Entries shown:
— Start —
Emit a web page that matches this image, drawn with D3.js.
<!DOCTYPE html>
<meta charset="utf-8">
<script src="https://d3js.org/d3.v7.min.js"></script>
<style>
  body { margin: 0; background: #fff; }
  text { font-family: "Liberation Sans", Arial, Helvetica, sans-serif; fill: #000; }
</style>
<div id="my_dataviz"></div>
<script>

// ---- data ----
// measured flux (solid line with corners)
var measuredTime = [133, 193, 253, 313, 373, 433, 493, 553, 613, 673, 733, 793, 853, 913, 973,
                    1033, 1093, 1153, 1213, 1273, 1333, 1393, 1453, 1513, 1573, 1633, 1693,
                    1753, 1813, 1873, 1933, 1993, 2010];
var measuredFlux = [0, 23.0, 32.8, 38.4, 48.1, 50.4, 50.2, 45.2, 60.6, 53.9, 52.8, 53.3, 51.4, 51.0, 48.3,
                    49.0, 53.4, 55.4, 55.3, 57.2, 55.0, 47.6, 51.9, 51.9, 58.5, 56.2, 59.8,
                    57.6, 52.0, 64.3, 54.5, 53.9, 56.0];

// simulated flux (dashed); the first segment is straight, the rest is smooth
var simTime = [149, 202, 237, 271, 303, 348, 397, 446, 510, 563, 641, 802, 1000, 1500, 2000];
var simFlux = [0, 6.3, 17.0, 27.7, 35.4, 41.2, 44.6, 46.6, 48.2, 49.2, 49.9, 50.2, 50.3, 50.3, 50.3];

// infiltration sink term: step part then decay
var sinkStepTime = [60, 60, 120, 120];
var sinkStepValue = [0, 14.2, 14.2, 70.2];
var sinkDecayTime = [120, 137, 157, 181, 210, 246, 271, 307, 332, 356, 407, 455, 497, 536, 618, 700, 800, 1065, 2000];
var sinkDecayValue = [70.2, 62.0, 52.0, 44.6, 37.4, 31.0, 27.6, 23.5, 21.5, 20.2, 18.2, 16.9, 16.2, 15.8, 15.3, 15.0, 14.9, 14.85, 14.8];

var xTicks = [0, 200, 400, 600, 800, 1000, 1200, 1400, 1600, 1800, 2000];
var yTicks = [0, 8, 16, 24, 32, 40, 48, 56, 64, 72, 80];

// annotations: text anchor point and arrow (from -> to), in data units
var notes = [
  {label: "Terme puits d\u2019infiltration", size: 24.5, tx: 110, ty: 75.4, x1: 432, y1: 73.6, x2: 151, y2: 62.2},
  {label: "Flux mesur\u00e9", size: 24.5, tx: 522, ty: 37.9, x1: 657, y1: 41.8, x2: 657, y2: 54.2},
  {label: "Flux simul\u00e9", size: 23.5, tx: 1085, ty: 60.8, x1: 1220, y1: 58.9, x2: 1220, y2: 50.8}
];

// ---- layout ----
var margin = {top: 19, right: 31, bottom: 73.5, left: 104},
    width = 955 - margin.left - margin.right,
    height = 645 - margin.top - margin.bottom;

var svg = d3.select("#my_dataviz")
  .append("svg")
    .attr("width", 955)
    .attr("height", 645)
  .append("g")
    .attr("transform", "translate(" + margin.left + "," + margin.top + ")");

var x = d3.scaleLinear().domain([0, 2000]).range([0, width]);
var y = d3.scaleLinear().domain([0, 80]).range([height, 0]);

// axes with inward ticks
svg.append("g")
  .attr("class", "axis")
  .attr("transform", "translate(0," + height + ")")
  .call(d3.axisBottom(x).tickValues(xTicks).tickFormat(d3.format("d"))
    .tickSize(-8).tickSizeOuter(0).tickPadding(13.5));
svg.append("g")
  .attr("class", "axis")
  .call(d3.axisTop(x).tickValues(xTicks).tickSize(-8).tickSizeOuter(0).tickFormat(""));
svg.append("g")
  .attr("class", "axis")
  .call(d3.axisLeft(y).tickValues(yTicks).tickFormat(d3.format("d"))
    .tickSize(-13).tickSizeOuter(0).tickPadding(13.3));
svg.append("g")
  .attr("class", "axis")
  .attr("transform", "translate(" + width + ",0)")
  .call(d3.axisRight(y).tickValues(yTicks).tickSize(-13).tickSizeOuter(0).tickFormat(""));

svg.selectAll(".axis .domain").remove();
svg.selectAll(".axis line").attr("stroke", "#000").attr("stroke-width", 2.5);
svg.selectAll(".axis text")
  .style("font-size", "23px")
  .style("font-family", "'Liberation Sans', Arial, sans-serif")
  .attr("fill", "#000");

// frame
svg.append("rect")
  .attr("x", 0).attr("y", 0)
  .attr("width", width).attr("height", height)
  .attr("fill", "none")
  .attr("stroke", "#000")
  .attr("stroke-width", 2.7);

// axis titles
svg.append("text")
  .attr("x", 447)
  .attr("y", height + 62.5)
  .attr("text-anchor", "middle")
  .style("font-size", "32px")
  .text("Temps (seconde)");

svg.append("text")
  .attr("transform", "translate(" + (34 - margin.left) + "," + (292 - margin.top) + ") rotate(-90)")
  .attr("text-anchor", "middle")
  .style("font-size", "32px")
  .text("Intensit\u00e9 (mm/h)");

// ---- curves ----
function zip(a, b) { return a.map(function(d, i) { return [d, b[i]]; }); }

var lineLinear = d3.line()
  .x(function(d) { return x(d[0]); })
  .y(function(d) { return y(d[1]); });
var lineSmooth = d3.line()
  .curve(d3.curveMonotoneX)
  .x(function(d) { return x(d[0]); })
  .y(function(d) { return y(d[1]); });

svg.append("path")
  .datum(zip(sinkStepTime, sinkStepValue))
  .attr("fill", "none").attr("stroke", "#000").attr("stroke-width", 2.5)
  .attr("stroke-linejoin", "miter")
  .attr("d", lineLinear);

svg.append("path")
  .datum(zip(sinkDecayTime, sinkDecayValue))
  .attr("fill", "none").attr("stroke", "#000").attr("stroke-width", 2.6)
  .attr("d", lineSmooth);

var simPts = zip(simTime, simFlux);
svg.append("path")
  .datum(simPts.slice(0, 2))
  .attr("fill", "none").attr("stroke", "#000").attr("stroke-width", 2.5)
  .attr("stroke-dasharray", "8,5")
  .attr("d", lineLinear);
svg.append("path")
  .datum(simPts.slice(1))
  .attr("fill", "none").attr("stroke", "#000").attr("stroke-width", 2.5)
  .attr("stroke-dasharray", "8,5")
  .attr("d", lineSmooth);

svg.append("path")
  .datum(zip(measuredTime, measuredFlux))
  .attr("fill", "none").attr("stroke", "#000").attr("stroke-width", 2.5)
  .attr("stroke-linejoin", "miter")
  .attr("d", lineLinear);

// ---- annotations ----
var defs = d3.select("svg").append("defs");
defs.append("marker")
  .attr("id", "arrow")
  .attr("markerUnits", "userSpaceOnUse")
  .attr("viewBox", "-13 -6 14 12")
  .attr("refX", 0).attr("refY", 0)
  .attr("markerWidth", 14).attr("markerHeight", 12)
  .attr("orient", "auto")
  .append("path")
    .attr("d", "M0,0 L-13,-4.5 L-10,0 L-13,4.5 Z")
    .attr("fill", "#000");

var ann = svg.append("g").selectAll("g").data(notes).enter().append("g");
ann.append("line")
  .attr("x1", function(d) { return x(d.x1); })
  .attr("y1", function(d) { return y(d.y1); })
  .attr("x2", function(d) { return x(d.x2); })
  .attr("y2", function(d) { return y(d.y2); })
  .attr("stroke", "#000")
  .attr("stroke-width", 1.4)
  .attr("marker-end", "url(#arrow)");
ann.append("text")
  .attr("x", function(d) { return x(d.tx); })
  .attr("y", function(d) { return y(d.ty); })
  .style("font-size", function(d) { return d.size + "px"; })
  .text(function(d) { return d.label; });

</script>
— End —
— Start —
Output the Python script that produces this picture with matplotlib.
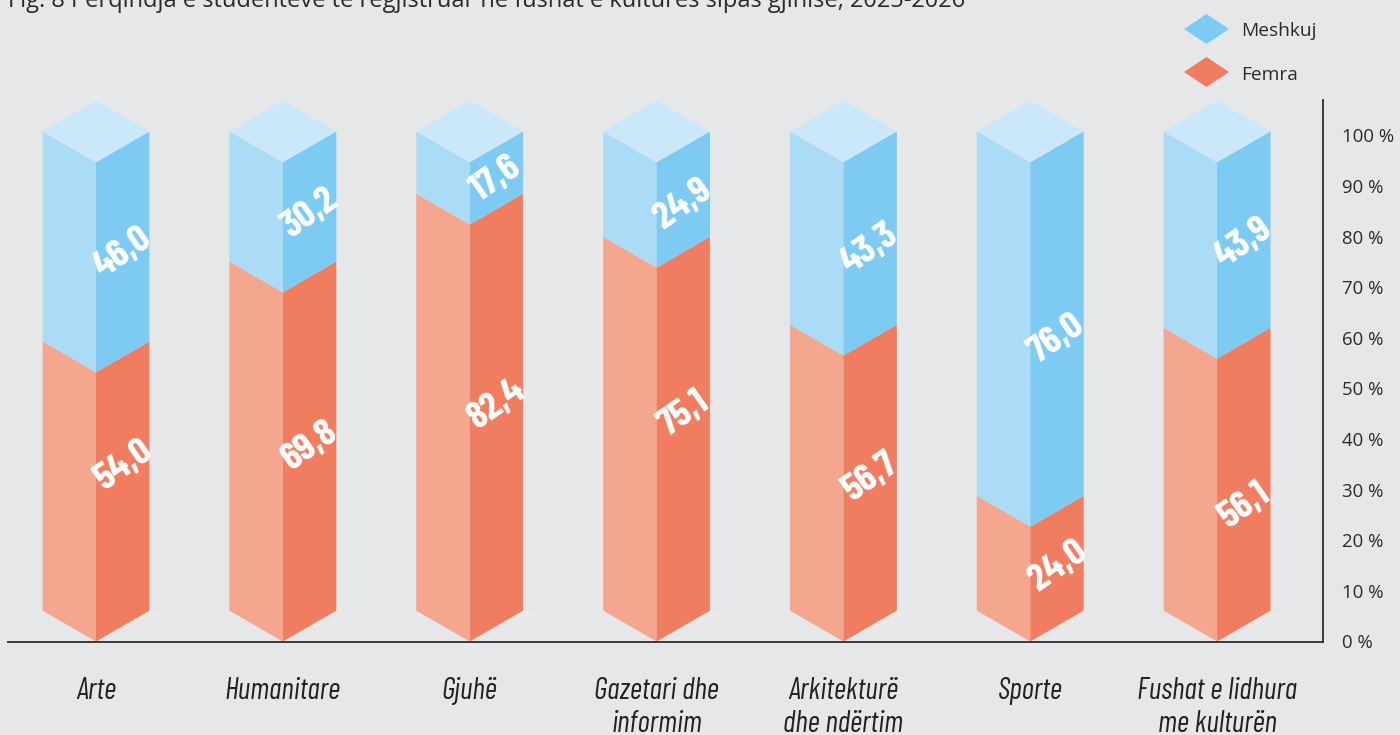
— End —
Set task:
Write out exactly the lines from the one with "Emit a web page" through the one with "50.3, 50.3, 50.3];", including both, and no others.

Reply:
Emit a web page that matches this image, drawn with D3.js.
<!DOCTYPE html>
<meta charset="utf-8">
<script src="https://d3js.org/d3.v7.min.js"></script>
<style>
  body { margin: 0; background: #fff; }
  text { font-family: "Liberation Sans", Arial, Helvetica, sans-serif; fill: #000; }
</style>
<div id="my_dataviz"></div>
<script>

// ---- data ----
// measured flux (solid line with corners)
var measuredTime = [133, 193, 253, 313, 373, 433, 493, 553, 613, 673, 733, 793, 853, 913, 973,
                    1033, 1093, 1153, 1213, 1273, 1333, 1393, 1453, 1513, 1573, 1633, 1693,
                    1753, 1813, 1873, 1933, 1993, 2010];
var measuredFlux = [0, 23.0, 32.8, 38.4, 48.1, 50.4, 50.2, 45.2, 60.6, 53.9, 52.8, 53.3, 51.4, 51.0, 48.3,
                    49.0, 53.4, 55.4, 55.3, 57.2, 55.0, 47.6, 51.9, 51.9, 58.5, 56.2, 59.8,
                    57.6, 52.0, 64.3, 54.5, 53.9, 56.0];

// simulated flux (dashed); the first segment is straight, the rest is smooth
var simTime = [149, 202, 237, 271, 303, 348, 397, 446, 510, 563, 641, 802, 1000, 1500, 2000];
var simFlux = [0, 6.3, 17.0, 27.7, 35.4, 41.2, 44.6, 46.6, 48.2, 49.2, 49.9, 50.2, 50.3, 50.3, 50.3];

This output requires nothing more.